At Thursday’s daily briefing, Press Secretary Josh Earnest said that the participation of Rice and Power “is consistent with the kind of administration participation we’ve seen in previous AIPAC conferences.” He added that “ if it perceived by some as an effort to demonstrate bipartisan support for the relations of the United States and Israel, that would be great. That’s the kind of invest that has characterized this administration’s management of this relationship. Unfortunately, that’s not how everyone has invested in this relationship the past couple of weeks.”
Netanyahu will also address the AIPAC convention on Monday.
"I don’t think it makes any sense not to send a high-level official," said a former senior Middle East policy official in the Obama administration. "Why cede the ground to Bibi? They’ve got a case to make. And they should make it. They don’t have a problem with AIPAC in this case." Bibi is the widely used nickname for Netanyahu.

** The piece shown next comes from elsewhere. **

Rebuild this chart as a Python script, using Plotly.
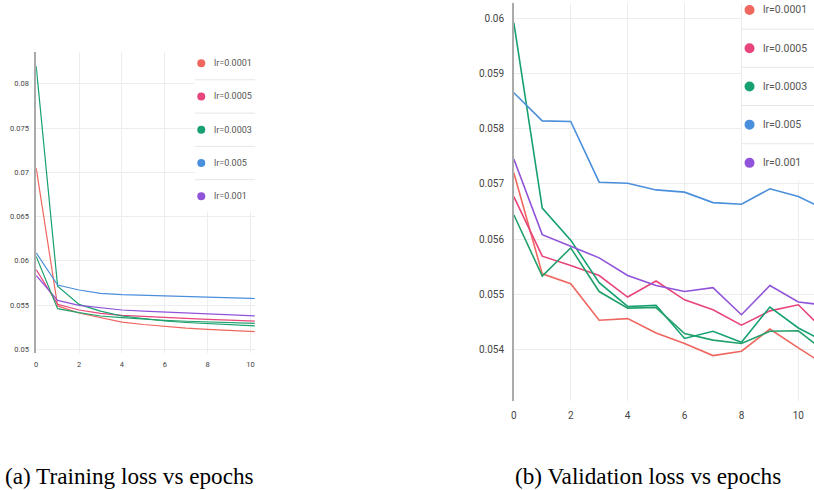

Other administration officials will participate in parts of the convention without delivering addresses.
AIPAC says that it expects more than 16,000 activists to attend the annual event, the largest number in the organization’s history.
Other major speakers scheduled to speak at AIPAC include House Majority Leader Kevin McCarthy (R- Calif.), Democratic House Whip Steny Hoyer (D-Md), Senate Majority Leader Mitch McConnell (R-KY), Senator Robert Menendez (D-NJ) and Senator Lindsey Graham (R-SC).
On the final day of the conference, thousands of AIPAC delegates will take part in more than 500 lobbying meetings with members of the House and Senate. AIPAC said it expects that more than half the Senate and two thirds of House members will attend portions of the conference.